To make America look a little more like the NBA, the narration suggests, we'd need "higher taxes on the wealthy to redistribute money" and, like the draft, provide the poor more opportunity, "like making sure everyone has access to education and good housing."

It does acknowledge flaws, in that owners get richer, and non0players earn little:
But we can still learn a lesson from the N.B.A. They haven’t abolished winners and losers. They haven’t abolished capitalism or wealth or profit. They just keep teams from using those profits to rig the system and spoil the game for everyone.
Tsai's "socialism"

That narration reminded me of a quote from January 2020 from Brooklyn Nets owner Joe Tsai, who again hailed the league's "socialist" economics. Given that the league shares revenue, he said,  “It’s kind of a socialist setup. Basically all 30 teams get to make money.”

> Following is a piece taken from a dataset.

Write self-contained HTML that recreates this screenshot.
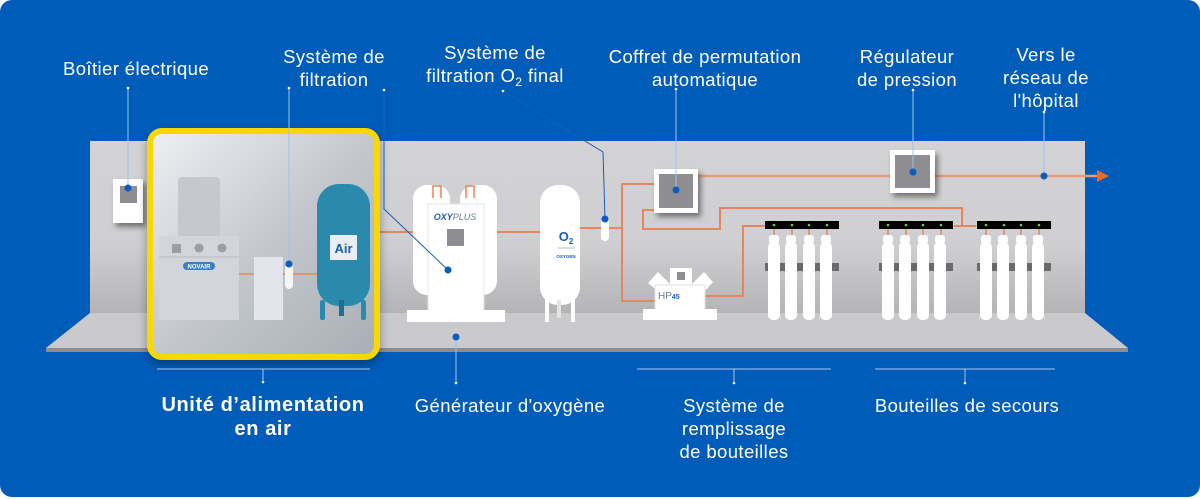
<!DOCTYPE html>
<html><head><meta charset="utf-8"><style>
html,body{margin:0;padding:0;background:#fff;}
svg{display:block;font-family:"Liberation Sans",sans-serif;}
</style></head><body>
<svg width="1200" height="499" viewBox="0 0 1200 499" xmlns="http://www.w3.org/2000/svg">
<defs>
<linearGradient id="wall" x1="0" y1="0" x2="0" y2="1"><stop offset="0" stop-color="#d3d3d5"/><stop offset="0.6" stop-color="#cfcfd1"/><stop offset="1" stop-color="#b4b4b6"/></linearGradient>
<linearGradient id="inner" x1="0" y1="0" x2="1" y2="1"><stop offset="0" stop-color="#eef0f3"/><stop offset="0.5" stop-color="#c4c8ce"/><stop offset="1" stop-color="#a9aeb5"/></linearGradient>
<filter id="sh" x="-30%" y="-30%" width="170%" height="170%"><feDropShadow dx="3" dy="4" stdDeviation="3" flood-color="#000" flood-opacity="0.45"/></filter>
<filter id="sh2" x="-20%" y="-20%" width="140%" height="140%"><feDropShadow dx="0" dy="4" stdDeviation="5" flood-color="#000" flood-opacity="0.35"/></filter>
</defs>
<rect x="0" y="0" width="1200" height="497" rx="12" fill="#005cb9"/>
<rect x="90" y="141" width="995" height="173" fill="url(#wall)"/>
<polygon points="90,313 1085,313 1128,348 46,348" fill="#cacacc"/>
<rect x="46" y="348" width="1082" height="4" fill="#8e8e90"/>

<g fill="none" stroke="#e8855a" stroke-width="2">
<line x1="380" y1="232" x2="540" y2="232"/>
<line x1="580" y1="228" x2="622" y2="228"/>
<polyline points="654,184 622,184 622,301 655,301"/>
<polyline points="654,210 643,210 643,229 720,229 720,208 962,208 962,226 976,226"/>
<polyline points="705,296 743,296 743,226 765,226"/>
<line x1="954" y1="226" x2="976" y2="226"/>
</g>
<g stroke="#eb9a78" stroke-width="2.5">
<line x1="698" y1="176" x2="890" y2="176"/>
<line x1="935" y1="176" x2="1097" y2="176"/>
</g>
<polygon points="1097,170 1109,176 1097,182" fill="#f06a20"/>

<rect x="113" y="179" width="30" height="44" fill="#fff" filter="url(#sh)"/>
<rect x="120" y="186" width="17" height="17" fill="#8e8e92"/>

<rect x="150" y="131" width="227" height="226" rx="12" fill="url(#inner)" stroke="#f8d800" stroke-width="6" filter="url(#sh2)"/>
<rect x="178" y="177" width="42" height="64" rx="4" fill="#c5c8cd"/>
<rect x="159" y="236" width="80" height="84" fill="#d2d6dc"/>
<line x1="159" y1="257" x2="239" y2="257" stroke="#b8bcc2"/>
<rect x="172" y="244" width="9" height="9" fill="#9a9ea5"/>
<circle cx="199" cy="248" r="4.5" fill="#9a9ea5"/><circle cx="222" cy="248" r="4.5" fill="#9a9ea5"/>
<rect x="183" y="262" width="32" height="8" rx="4" fill="#3a7fc4"/>
<text x="199" y="268.5" font-size="6" fill="#fff" text-anchor="middle" font-weight="bold">NOVAIR</text>
<line x1="239" y1="274" x2="317" y2="274" stroke="#e8855a" stroke-width="1.5"/>
<rect x="254" y="257" width="29" height="63" fill="#e2e6ec"/>
<rect x="285" y="264" width="8" height="25" rx="4" fill="#f4f5f7"/>
<rect x="317" y="184" width="53" height="122" rx="22" fill="#2a8aab"/>
<rect x="320" y="300" width="5" height="20" rx="2" fill="#2a8aab"/><rect x="339" y="300" width="5" height="16" fill="#236f8a"/><rect x="361" y="300" width="5" height="20" rx="2" fill="#2a8aab"/>
<rect x="330" y="235" width="27" height="25" rx="1" fill="#e8eef3"/>
<text x="343.5" y="253" font-size="13" font-weight="bold" fill="#1a5fb4" text-anchor="middle">Air</text>

<rect x="413" y="185" width="37" height="110" rx="14" fill="#fff"/>
<rect x="460" y="185" width="37" height="110" rx="14" fill="#fff"/>
<path d="M433,198 v-12 h8 v12 M466,198 v-12 h8 v12" fill="none" stroke="#e8855a" stroke-width="1.5"/>
<rect x="428" y="204" width="56" height="110" fill="#fff" stroke="#e4e4e6"/>
<rect x="407" y="310" width="98" height="12" fill="#fff"/>
<text x="455" y="220" font-size="9" font-style="italic" font-weight="bold" fill="#1a5fb4" text-anchor="middle">OXY<tspan font-weight="normal" fill="#6a7a90">PLUS</tspan></text>
<rect x="447" y="229" width="17" height="17" fill="#8e8e92"/>

<rect x="540" y="185" width="40" height="120" rx="18" fill="#fff"/>
<rect x="545" y="300" width="4" height="22" fill="#fff"/><rect x="571" y="300" width="4" height="22" fill="#fff"/><rect x="557" y="300" width="4" height="18" fill="#e4e4e6"/>
<text x="566" y="241" font-size="13" font-weight="bold" fill="#1a5fb4" text-anchor="middle">O<tspan font-size="8" dy="3">2</tspan></text>
<line x1="558" y1="248" x2="575" y2="248" stroke="#9ab" stroke-width="0.7"/>
<text x="566" y="258" font-size="4.5" fill="#1a5fb4" text-anchor="middle" font-weight="bold">OXYGEN</text>
<rect x="601" y="218" width="8" height="23" rx="4" fill="#fff"/>

<rect x="654" y="169" width="44" height="44" fill="#fff" filter="url(#sh)"/>
<rect x="659" y="174" width="34" height="34" fill="#8e8e92"/>
<rect x="890" y="150" width="45" height="43" fill="#fff" filter="url(#sh)"/>
<rect x="895" y="155" width="35" height="33" fill="#8e8e92"/>

<polygon points="648,283 658,272 670,284 660,293" fill="#fff"/>
<polygon points="692,284 704,272 713,282 703,293" fill="#fff"/>
<rect x="670" y="268" width="22" height="18" fill="#fff"/>
<rect x="677" y="272" width="8" height="8" fill="#8e8e92"/>
<rect x="655" y="285" width="50" height="27" fill="#fff" stroke="#e0e0e2"/>
<rect x="643" y="309" width="74" height="11" fill="#fff"/>
<text x="658" y="299" font-size="10" fill="#6b7a8c">HP<tspan font-size="7" font-weight="bold" fill="#1a5fb4">45</tspan></text>

<g id="cyl">
<rect x="765" y="221" width="74" height="8" fill="#000"/>
<g fill="#6fcf3f"><circle cx="774" cy="225" r="1.3"/><circle cx="792" cy="225" r="1.3"/><circle cx="809" cy="225" r="1.3"/><circle cx="827" cy="225" r="1.3"/></g>
<g stroke="#e8855a" stroke-width="1.5"><line x1="774" y1="229" x2="774" y2="237"/><line x1="792" y1="229" x2="792" y2="237"/><line x1="809" y1="229" x2="809" y2="237"/><line x1="827" y1="229" x2="827" y2="237"/></g>
<rect x="765" y="263" width="74" height="8" fill="#6a6a6c"/>
<g fill="#fff">
<rect x="769" y="235" width="10" height="9" rx="3"/><rect x="768" y="242" width="12" height="78" rx="5"/>
<rect x="786" y="235" width="10" height="9" rx="3"/><rect x="785" y="242" width="12" height="78" rx="5"/>
<rect x="804" y="235" width="10" height="9" rx="3"/><rect x="803" y="242" width="12" height="78" rx="5"/>
<rect x="821" y="235" width="10" height="9" rx="3"/><rect x="820" y="242" width="12" height="78" rx="5"/>
</g>
</g>
<use href="#cyl" x="114"/>
<use href="#cyl" x="212"/>

<g stroke="#1a6fd0" stroke-width="1" fill="none">
<polyline points="128,88 128,188" stroke="#9cc3ee"/>
<polyline points="289,88 289,264" stroke="#9cc3ee"/>
<polyline points="384,88 384,209 448,270" stroke="#1a5fb4"/>
<polyline points="503,91 603,152 605,219" stroke="#1a5fb4"/>
<polyline points="676,88 676,190" stroke="#9cc3ee"/>
<polyline points="913,90 913,172" stroke="#9cc3ee"/>
<polyline points="1044,112 1044,176" stroke="#9cc3ee"/>
<polyline points="456,337 456,383" stroke="#9cc3ee"/>
</g>
<g fill="#0b5cc0">
<circle cx="128" cy="188" r="3.5"/><circle cx="289" cy="264" r="3.5"/><circle cx="448" cy="270" r="3.5"/><circle cx="605" cy="219" r="3.5"/><circle cx="676" cy="190" r="3.5"/><circle cx="913" cy="172" r="3.5"/><circle cx="1044" cy="176" r="3.5"/><circle cx="456" cy="337" r="3.5"/>
</g>
<g fill="#fff"><circle cx="128" cy="88" r="1.3"/><circle cx="289" cy="88" r="1.3"/><circle cx="384" cy="90" r="1.3"/><circle cx="503" cy="91" r="1.3"/><circle cx="676" cy="89" r="1.3"/><circle cx="913" cy="90" r="1.3"/><circle cx="1044" cy="112" r="1.3"/><circle cx="456" cy="383" r="1.3"/><circle cx="263" cy="382" r="1.3"/><circle cx="734" cy="383" r="1.3"/><circle cx="965" cy="383" r="1.3"/></g>
<g stroke="#a9c9f0" stroke-width="1">
<line x1="157" y1="369" x2="370" y2="369"/><line x1="263" y1="369" x2="263" y2="382"/>
<line x1="637" y1="369" x2="831" y2="369"/><line x1="734" y1="369" x2="734" y2="383"/>
<line x1="875" y1="369" x2="1055" y2="369"/><line x1="965" y1="369" x2="965" y2="383"/>
</g>

<g fill="#fff" font-size="18.5" letter-spacing="0.4" text-anchor="middle">
<text x="136" y="75">Boîtier électrique</text>
<text x="334" y="63">Système de</text><text x="334" y="86">filtration</text>
<text x="495" y="59">Système de</text><text x="495" y="82">filtration O<tspan font-size="12" dy="4">2</tspan><tspan dy="-4"> final</tspan></text>
<text x="705" y="63">Coffret de permutation</text><text x="705" y="86">automatique</text>
<text x="907" y="63">Régulateur</text><text x="907" y="86">de pression</text>
<text x="1046" y="61">Vers le</text><text x="1046" y="84">réseau de</text><text x="1046" y="107">l'hôpital</text>
<text x="263" y="411" font-weight="bold" font-size="20" letter-spacing="0.6">Unité d’alimentation</text><text x="263" y="435" font-weight="bold" font-size="20" letter-spacing="0.6">en air</text>
<text x="510" y="412">Générateur d'oxygène</text>
<text x="734" y="412">Système de</text><text x="734" y="435">remplissage</text><text x="734" y="458">de bouteilles</text>
<text x="967" y="412">Bouteilles de secours</text>
</g>
</svg>
</body></html>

My observation was that the "socialism" is also very, very capitalistic. After all, the league's a cartel, and the absence of competition means teams can muscle home cities/states for arena assistance. In other words, they do rig the system in part.

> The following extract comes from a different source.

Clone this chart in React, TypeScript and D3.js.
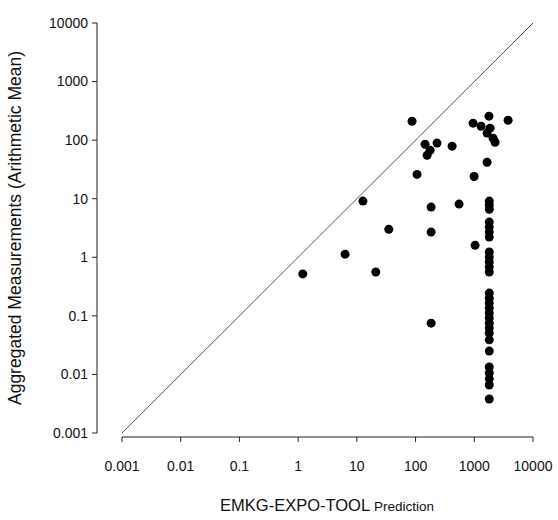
import React from "react";
import * as d3 from "d3";

const tickValues = [0.001, 0.01, 0.1, 1, 10, 100, 1000, 10000];
const tickLabels = ["0.001", "0.01", "0.1", "1", "10", "100", "1000", "10000"];

// Scattered points (prediction, measurement)
const predScatter = [1.2, 6.3, 21, 12.7, 35, 87, 106, 145, 157, 177, 232, 419, 184, 184, 184, 551, 993, 1032, 955, 1306, 1780, 1858, 1652, 2090, 2261, 3767, 1652];
const measScatter = [0.52, 1.13, 0.56, 9.1, 3.0, 210, 26, 85, 55, 67, 89, 79, 7.2, 2.69, 0.075, 8.1, 24, 1.6, 195, 173, 257, 160, 132, 108, 92, 219, 42];

// Vertical column of measurements at a single predicted value
const columnPrediction = 1800;
const columnMeasurements = [9.1, 7.8, 6.6, 3.99, 3.28, 2.69, 2.21, 1.23, 1.01, 0.83, 0.68, 0.56, 0.245, 0.2, 0.165, 0.136, 0.112, 0.092, 0.075, 0.062, 0.051, 0.039, 0.025, 0.0134, 0.0106, 0.0084, 0.0066, 0.0038];

const W = 558;
const H = 520;

export default function App() {
  const x = d3.scaleLog().domain([0.001, 10000]).range([122, 533]);
  const y = d3.scaleLog().domain([0.001, 10000]).range([433, 23]);

  const points = [
    ...predScatter.map((p, i) => ({ p, m: measScatter[i] })),
    ...columnMeasurements.map((m) => ({ p: columnPrediction, m })),
  ];

  const axisX = 97;
  const axisY = 437;
  const font = "Arial, 'Liberation Sans', sans-serif";
  const line = d3.line<number>().x((d) => x(d)).y((d) => y(d));

  return (
    <svg width={W} height={H} style={{ position: "absolute", left: 0, top: 0, background: "#fff" }} fontFamily={font}>
      <rect width={W} height={H} fill="#fff" />
      {/* identity line */}
      <path d={line([0.001, 10000]) || ""} stroke="#555" strokeWidth={1} fill="none" />
      {/* y axis */}
      <line x1={axisX} x2={axisX} y1={y(10000)} y2={y(0.001)} stroke="#222" strokeWidth={1} />
      {tickValues.map((t, i) => (
        <g key={"y" + i}>
          <line x1={axisX - 5} x2={axisX} y1={y(t)} y2={y(t)} stroke="#222" />
          <text x={axisX - 9} y={y(t)} dy="0.35em" textAnchor="end" fontSize={14} fill="#111">
            {tickLabels[i]}
          </text>
        </g>
      ))}
      {/* x axis */}
      <line x1={x(0.001)} x2={x(10000)} y1={axisY} y2={axisY} stroke="#222" strokeWidth={1} />
      {tickValues.map((t, i) => (
        <g key={"x" + i}>
          <line x1={x(t)} x2={x(t)} y1={axisY} y2={axisY + 5} stroke="#222" />
          <text x={x(t)} y={axisY + 29} dy="0.35em" textAnchor="middle" fontSize={14} fill="#111">
            {tickLabels[i]}
          </text>
        </g>
      ))}
      {/* points */}
      {points.map((d, i) => (
        <circle key={i} cx={x(d.p)} cy={y(d.m)} r={4.5} fill="#000" />
      ))}
      {/* axis titles */}
      <text transform={`translate(15,${(y(10000) + y(0.001)) / 2}) rotate(-90)`} textAnchor="middle" dy="0.35em" fontSize={17.5} fill="#111">
        Aggregated Measurements (Arithmetic Mean)
      </text>
      <text x={327} y={511} textAnchor="middle" fill="#111">
        <tspan fontSize={16.5}>EMKG-EXPO-TOOL</tspan>
        <tspan fontSize={13.5}> Prediction</tspan>
      </text>
    </svg>
  );
}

A real socialist setup? The teams would share profits with the public.

Comments at the Times

While some Times readers were enamored of the idea, some wondered about other metrics of fairness. Here's the top reader pick:
Using professional sports and athletes as an example of fairness? You are joking, everything pro sports does is to maximize profits.
Are ticket prices affordable? What about income disparity between players salaries and myself? What is the racial make-up of players? Owners? Management?
The same league knelled for China's forgiveness for a tweet from Nets Owner Joe Tsai, who supported Hong Kong protesters seeking to remain under self rule. Why? So China would not kick NBA pre season games out of China and the league would maintain a lucrative contract deal.
And then social justice icon, LeBron James, stated we should stay out of China's affairs. I guess he felt it was ok to criticize American politics but not the politics of an additional revenue source.
Here's an excerpt from the second-ranking pick:
The NBA exists because it handsomely rewards the talent and effort of the best players in the world. By paying some folks tens of millions to play a child’s game, it enables ticket takers and beer vendors to earn a good living. THAT is the lesson. When rich people do well, so do the poor, and not a single ticket taker would prosper if leftist envy drove the league out of business.
A response:
@Michael You completely missed the point. If the NBA was truly capitalistic, there would be more than 30 teams. The 30 owners now have monopolistic power over entry into the market. They do collude with the salary cap because they don't want to have to pay players what they are worth. Also, revenue sharing insures that small market teams actually exist because in a true market structure, no one outside of Utah would care if the Jazz exist or not. This has nothing to do with paying beer vendors. Go pick up Economics 101 and learn something.
Here's the third-ranking pick:
Unbelievable to me that someone put the time and effort into putting this together, and didn't even mention the Collective Bargaining Agreement. Literally everything mentioned in the video is only legally possible because the league negotiated those terms with its players. Otherwise the entire egalitarian ethos that this video is trying to portray is actually just a bunch of business owners getting together and agreeing how to treat their employees - which is monopolistic, illegal, and horrible for workers. NYT is capable of much better than this.
Another top comment:
To once again state the obvious the NBA employs close to 3,300 people directly and tens of thousands indirectly. A very select few actually get paid to play basketball. 
The vast majority earn near minimum wages. They don't get a salary cap except that created by the government under the guise of a min wage. they don't get profit sharing. They get laid off and indeed get laid off the moment the excitement stops.

So - no - there is no socialism for 90% of the NBA. It is closer to a silicon valley start-up where the star programmers get shares and the rest scraps. And if software firms organized who got the best programmers and what they could be paid we would rightly call that collusion and it is illegal.